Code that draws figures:
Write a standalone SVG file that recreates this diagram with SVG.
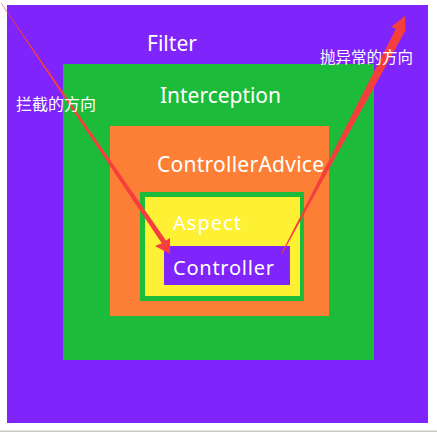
<svg xmlns="http://www.w3.org/2000/svg" width="437" height="432" viewBox="0 0 437 432">
<style>
.lbl{font-family:"Noto Sans","Open Sans",sans-serif;fill:#ffffff}
.cjk{font-family:"Noto Sans CJK SC","Noto Sans",sans-serif;fill:#ffffff}
.arrow{fill:#f53f3f}
</style>
<rect x="0" y="0" width="437" height="432" fill="#ffffff"/>
<rect x="0" y="430.5" width="437" height="1.5" fill="#c9c9c1"/>
<g id="filter">
<rect x="7" y="5" width="421" height="418" fill="#7f24fb"/>
<text class="lbl" x="147" y="51" font-size="21" textLength="50">Filter</text>
</g>
<g id="interception">
<rect x="63" y="64" width="311" height="296" fill="#1dbb3a"/>
<text class="lbl" x="160" y="103" font-size="21" textLength="121">Interception</text>
</g>
<g id="controllerAdvice">
<rect x="110" y="126" width="219" height="190" fill="#fd7f35"/>
<text class="lbl" x="157" y="172" font-size="21" textLength="167">ControllerAdvice</text>
</g>
<g id="aspect">
<rect x="140" y="192" width="164" height="109" fill="#1dbb3a"/>
<rect x="145" y="197" width="155" height="99" fill="#fef033"/>
<text class="lbl" x="173" y="230" font-size="20" textLength="68">Aspect</text>
</g>
<g id="controller">
<rect x="164" y="246" width="126" height="39" fill="#7f24fb"/>
<text class="lbl" x="173" y="275" font-size="20" textLength="101">Controller</text>
</g>
<g id="connectors">
<polygon class="arrow" points="0.5,2.5 1.5,3.2 166,240.5 170,238 170,254 155,246 161.8,243.2"/>
<polygon class="arrow" points="281.6,253 282.4,253.4 404,33 405.5,31 405,16 391,27 396,28.5"/>
<text class="cjk" x="16" y="109.5" font-size="16">拦截的方向</text>
<text class="cjk" x="320" y="63" font-size="15.5">抛异常的方向</text>
</g>
</svg>
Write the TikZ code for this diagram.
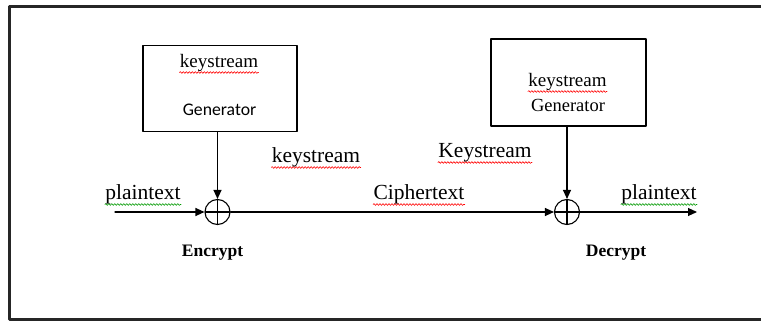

YOUR OBJECTIVE: Single out each line of the records above with the string "diagram" in it, and copy it.

RESPONSE FOR THIS EXERCISE:
Write a standalone SVG file that recreates this diagram with SVG.
Write the TikZ code for this diagram.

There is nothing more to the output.